#### [DATA PROVIDED]
- - -
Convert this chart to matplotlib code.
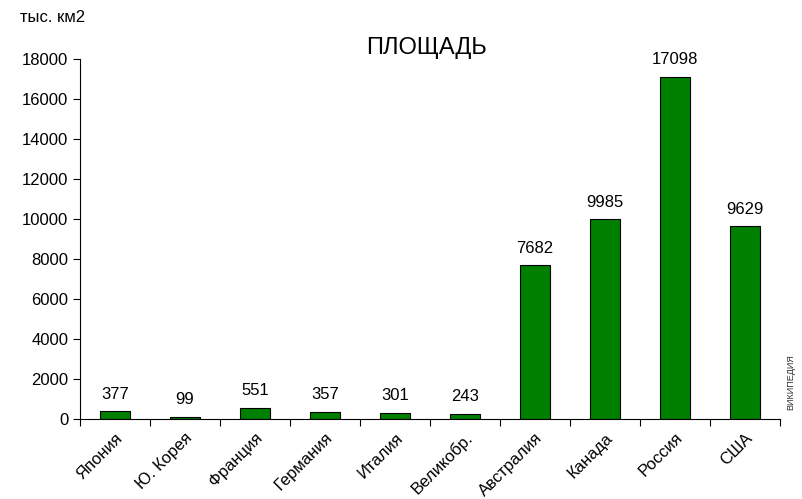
import numpy as np
import matplotlib
matplotlib.use("Agg")
import matplotlib.pyplot as plt

strany = ["Япония", "Ю. Корея", "Франция", "Германия", "Италия",
          "Великобр.", "Австралия", "Канада", "Россия", "США"]
ploshad = [377, 99, 551, 357, 301, 243, 7682, 9985, 17098, 9629]

plt.rcParams["font.family"] = ["Liberation Sans", "DejaVu Sans"]

fig = plt.figure(figsize=(8.03, 4.99), dpi=100)
ax = fig.add_axes([80/803, 1 - 419/499, 700/803, 360/499])

x = np.arange(len(strany))
bars = ax.bar(x, ploshad, width=0.43, color="#008000", edgecolor="black", linewidth=0.8)
for xi, v in zip(x, ploshad):
    ax.annotate(str(v), (xi, v), xytext=(0, 7), textcoords="offset points",
                ha="center", va="bottom", fontsize=12)

ax.set_xlim(-0.5, len(strany) - 0.5)
ax.set_ylim(0, 18000)
ax.set_yticks(np.arange(0, 18001, 2000))
ax.tick_params(axis="y", labelsize=12, length=5, width=0.8, direction="out")

# деления между категориями, подписи по центру
ax.set_xticks(np.arange(-0.5, len(strany), 1))
ax.set_xticklabels([])
ax.set_xticks(x, minor=True)
ax.set_xticklabels(strany, minor=True, rotation=45, ha="right", rotation_mode="anchor", fontsize=12)
ax.tick_params(axis="x", which="major", length=5, width=0.8)
ax.tick_params(axis="x", which="minor", length=0, pad=8)

for s in ["top", "right"]:
    ax.spines[s].set_visible(False)
for s in ["left", "bottom"]:
    ax.spines[s].set_linewidth(0.8)

fig.text(427/803, 1 - 48/499, "ПЛОЩАДЬ", ha="center", va="center", fontsize=17)
fig.text(20/803, 1 - 18/499, "тыс. км2", ha="left", va="center", fontsize=12)
fig.text(791/803, 1 - 382/499, "ВИКИПЕДИЯ", ha="center", va="center", rotation=90,
         fontsize=6.5, color="#333333")

fig.savefig("out.png", dpi=100)
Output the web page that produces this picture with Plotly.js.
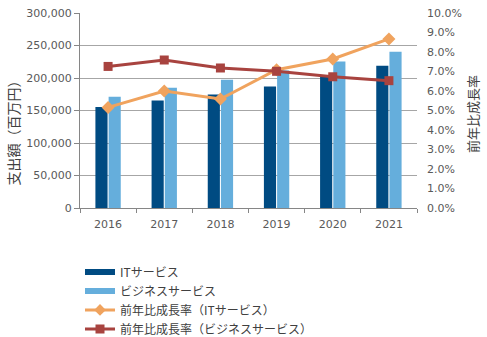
<!DOCTYPE html>
<html><head><meta charset="utf-8">
<script src="https://cdn.plot.ly/plotly-3.0.1.min.js"></script>
<style>html,body{margin:0;padding:0;background:#fff}#chart{width:487px;height:337px}</style>
</head><body><div id="chart"></div>
<script>
var years = ['2016','2017','2018','2019','2020','2021'];
var itSpend = [155500, 165500, 174500, 187000, 202500, 219000];
var bizSpend = [171000, 185000, 197500, 211500, 225500, 240500];
var itGrowth = [0.0516, 0.060, 0.0559, 0.0709, 0.0764, 0.0867];
var bizGrowth = [0.0726, 0.0759, 0.0718, 0.0701, 0.0673, 0.0653];
var names = ['ITサービス','ビジネスサービス','前年比成長率（ITサービス）','前年比成長率（ビジネスサービス）'];
var leftTitle = '支出額（百万円）';
var rightTitle = '前年比成長率';

var jp = '"Noto Sans CJK JP", "Noto Sans", sans-serif';
var tickFont = {family: '"DejaVu Sans", Verdana, sans-serif', size: 11, color: '#595959'};
var cIT = '#004B82', cBiz = '#65AEDC', cITg = '#F0A35E', cBizg = '#A8433F';

var traces = [
  {type:'bar', name:names[0], x:years, y:itSpend, marker:{color:cIT}, yaxis:'y', showlegend:false, legendgroup:'a'},
  {type:'bar', name:names[1], x:years, y:bizSpend, marker:{color:cBiz}, yaxis:'y', showlegend:false, legendgroup:'b'},
  {type:'scatter', mode:'lines+markers', name:names[2], x:years, y:itGrowth, yaxis:'y2', showlegend:false, legendgroup:'c',
   line:{color:cITg, width:3}, marker:{symbol:'diamond', size:10, color:cITg}},
  {type:'scatter', mode:'lines+markers', name:names[3], x:years, y:bizGrowth, yaxis:'y2', showlegend:false, legendgroup:'d',
   line:{color:cBizg, width:3}, marker:{symbol:'square', size:9, color:cBizg}},
  // legend entries
  {type:'scatter', mode:'lines', name:names[0], x:[null], y:[null], legendgroup:'a', line:{color:cIT, width:6}, hoverinfo:'skip'},
  {type:'scatter', mode:'lines', name:names[1], x:[null], y:[null], legendgroup:'b', line:{color:cBiz, width:6}, hoverinfo:'skip'},
  {type:'scatter', mode:'lines+markers', name:names[2], x:[null], y:[null], legendgroup:'c', yaxis:'y2',
   line:{color:cITg, width:3}, marker:{symbol:'diamond', size:9, color:cITg}},
  {type:'scatter', mode:'lines+markers', name:names[3], x:[null], y:[null], legendgroup:'d', yaxis:'y2',
   line:{color:cBizg, width:3}, marker:{symbol:'square', size:9, color:cBizg}}
];

var layout = {
  width:487, height:337,
  margin:{l:80, r:70, t:13, b:129},
  paper_bgcolor:'#fff', plot_bgcolor:'#fff',
  barmode:'group', bargap:0.53, bargroupgap:0.08,
  showlegend:true,
  legend:{x:0.0, xanchor:'left', y:0.236, yref:'container', yanchor:'top', orientation:'v',
    font:{family:jp, size:12, color:'#404040'}, tracegroupgap:0, itemwidth:30,
    bgcolor:'rgba(0,0,0,0)'},
  xaxis:{type:'category', tickfont:tickFont, showline:true, linecolor:'#868686', linewidth:1,
    ticks:'outside', tickson:'boundaries', ticklen:4, tickcolor:'#868686', showgrid:false, zeroline:false,
    ticklabelstandoff:6},
  yaxis:{range:[0,300000], dtick:50000, tickformat:',d', tickfont:tickFont,
    showline:true, linecolor:'#868686', ticks:'outside', ticklen:5, tickcolor:'#868686',
    gridcolor:'#A6A6A6', gridwidth:1, zeroline:false},
  yaxis2:{range:[0,0.10], dtick:0.01, tickformat:'.1%', overlaying:'y', side:'right',
    tickfont:tickFont, showgrid:false, zeroline:false, showline:false, ticks:'', ticklabelstandoff:9},
  annotations:[
    {text:leftTitle, xref:'paper', yref:'paper', x:-0.2, y:0.40, xanchor:'center', yanchor:'middle',
     textangle:-90, showarrow:false, font:{family:jp, size:14, color:'#404040'}},
    {text:rightTitle, xref:'paper', yref:'paper', x:1.163, y:0.482, xanchor:'center', yanchor:'middle',
     textangle:-90, showarrow:false, font:{family:jp, size:13, color:'#404040'}}
  ]
};

Plotly.newPlot('chart', traces, layout, {displayModeBar:false, staticPlot:true});
</script></body></html>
- - -
Write out all the entries again, word for word, and print no images.

Convert this chart to matplotlib code.
import numpy as np
import matplotlib
matplotlib.use("Agg")
import matplotlib.pyplot as plt

strany = ["Япония", "Ю. Корея", "Франция", "Германия", "Италия",
          "Великобр.", "Австралия", "Канада", "Россия", "США"]
ploshad = [377, 99, 551, 357, 301, 243, 7682, 9985, 17098, 9629]

plt.rcParams["font.family"] = ["Liberation Sans", "DejaVu Sans"]

fig = plt.figure(figsize=(8.03, 4.99), dpi=100)
ax = fig.add_axes([80/803, 1 - 419/499, 700/803, 360/499])

x = np.arange(len(strany))
bars = ax.bar(x, ploshad, width=0.43, color="#008000", edgecolor="black", linewidth=0.8)
for xi, v in zip(x, ploshad):
    ax.annotate(str(v), (xi, v), xytext=(0, 7), textcoords="offset points",
                ha="center", va="bottom", fontsize=12)

ax.set_xlim(-0.5, len(strany) - 0.5)
ax.set_ylim(0, 18000)
ax.set_yticks(np.arange(0, 18001, 2000))
ax.tick_params(axis="y", labelsize=12, length=5, width=0.8, direction="out")

# деления между категориями, подписи по центру
ax.set_xticks(np.arange(-0.5, len(strany), 1))
ax.set_xticklabels([])
ax.set_xticks(x, minor=True)
ax.set_xticklabels(strany, minor=True, rotation=45, ha="right", rotation_mode="anchor", fontsize=12)
ax.tick_params(axis="x", which="major", length=5, width=0.8)
ax.tick_params(axis="x", which="minor", length=0, pad=8)

for s in ["top", "right"]:
    ax.spines[s].set_visible(False)
for s in ["left", "bottom"]:
    ax.spines[s].set_linewidth(0.8)

fig.text(427/803, 1 - 48/499, "ПЛОЩАДЬ", ha="center", va="center", fontsize=17)
fig.text(20/803, 1 - 18/499, "тыс. км2", ha="left", va="center", fontsize=12)
fig.text(791/803, 1 - 382/499, "ВИКИПЕДИЯ", ha="center", va="center", rotation=90,
         fontsize=6.5, color="#333333")

fig.savefig("out.png", dpi=100)
Output the web page that produces this picture with Plotly.js.
<!DOCTYPE html>
<html><head><meta charset="utf-8">
<script src="https://cdn.plot.ly/plotly-3.0.1.min.js"></script>
<style>html,body{margin:0;padding:0;background:#fff}#chart{width:487px;height:337px}</style>
</head><body><div id="chart"></div>
<script>
var years = ['2016','2017','2018','2019','2020','2021'];
var itSpend = [155500, 165500, 174500, 187000, 202500, 219000];
var bizSpend = [171000, 185000, 197500, 211500, 225500, 240500];
var itGrowth = [0.0516, 0.060, 0.0559, 0.0709, 0.0764, 0.0867];
var bizGrowth = [0.0726, 0.0759, 0.0718, 0.0701, 0.0673, 0.0653];
var names = ['ITサービス','ビジネスサービス','前年比成長率（ITサービス）','前年比成長率（ビジネスサービス）'];
var leftTitle = '支出額（百万円）';
var rightTitle = '前年比成長率';

var jp = '"Noto Sans CJK JP", "Noto Sans", sans-serif';
var tickFont = {family: '"DejaVu Sans", Verdana, sans-serif', size: 11, color: '#595959'};
var cIT = '#004B82', cBiz = '#65AEDC', cITg = '#F0A35E', cBizg = '#A8433F';

var traces = [
  {type:'bar', name:names[0], x:years, y:itSpend, marker:{color:cIT}, yaxis:'y', showlegend:false, legendgroup:'a'},
  {type:'bar', name:names[1], x:years, y:bizSpend, marker:{color:cBiz}, yaxis:'y', showlegend:false, legendgroup:'b'},
  {type:'scatter', mode:'lines+markers', name:names[2], x:years, y:itGrowth, yaxis:'y2', showlegend:false, legendgroup:'c',
   line:{color:cITg, width:3}, marker:{symbol:'diamond', size:10, color:cITg}},
  {type:'scatter', mode:'lines+markers', name:names[3], x:years, y:bizGrowth, yaxis:'y2', showlegend:false, legendgroup:'d',
   line:{color:cBizg, width:3}, marker:{symbol:'square', size:9, color:cBizg}},
  // legend entries
  {type:'scatter', mode:'lines', name:names[0], x:[null], y:[null], legendgroup:'a', line:{color:cIT, width:6}, hoverinfo:'skip'},
  {type:'scatter', mode:'lines', name:names[1], x:[null], y:[null], legendgroup:'b', line:{color:cBiz, width:6}, hoverinfo:'skip'},
  {type:'scatter', mode:'lines+markers', name:names[2], x:[null], y:[null], legendgroup:'c', yaxis:'y2',
   line:{color:cITg, width:3}, marker:{symbol:'diamond', size:9, color:cITg}},
  {type:'scatter', mode:'lines+markers', name:names[3], x:[null], y:[null], legendgroup:'d', yaxis:'y2',
   line:{color:cBizg, width:3}, marker:{symbol:'square', size:9, color:cBizg}}
];

var layout = {
  width:487, height:337,
  margin:{l:80, r:70, t:13, b:129},
  paper_bgcolor:'#fff', plot_bgcolor:'#fff',
  barmode:'group', bargap:0.53, bargroupgap:0.08,
  showlegend:true,
  legend:{x:0.0, xanchor:'left', y:0.236, yref:'container', yanchor:'top', orientation:'v',
    font:{family:jp, size:12, color:'#404040'}, tracegroupgap:0, itemwidth:30,
    bgcolor:'rgba(0,0,0,0)'},
  xaxis:{type:'category', tickfont:tickFont, showline:true, linecolor:'#868686', linewidth:1,
    ticks:'outside', tickson:'boundaries', ticklen:4, tickcolor:'#868686', showgrid:false, zeroline:false,
    ticklabelstandoff:6},
  yaxis:{range:[0,300000], dtick:50000, tickformat:',d', tickfont:tickFont,
    showline:true, linecolor:'#868686', ticks:'outside', ticklen:5, tickcolor:'#868686',
    gridcolor:'#A6A6A6', gridwidth:1, zeroline:false},
  yaxis2:{range:[0,0.10], dtick:0.01, tickformat:'.1%', overlaying:'y', side:'right',
    tickfont:tickFont, showgrid:false, zeroline:false, showline:false, ticks:'', ticklabelstandoff:9},
  annotations:[
    {text:leftTitle, xref:'paper', yref:'paper', x:-0.2, y:0.40, xanchor:'center', yanchor:'middle',
     textangle:-90, showarrow:false, font:{family:jp, size:14, color:'#404040'}},
    {text:rightTitle, xref:'paper', yref:'paper', x:1.163, y:0.482, xanchor:'center', yanchor:'middle',
     textangle:-90, showarrow:false, font:{family:jp, size:13, color:'#404040'}}
  ]
};

Plotly.newPlot('chart', traces, layout, {displayModeBar:false, staticPlot:true});
</script></body></html>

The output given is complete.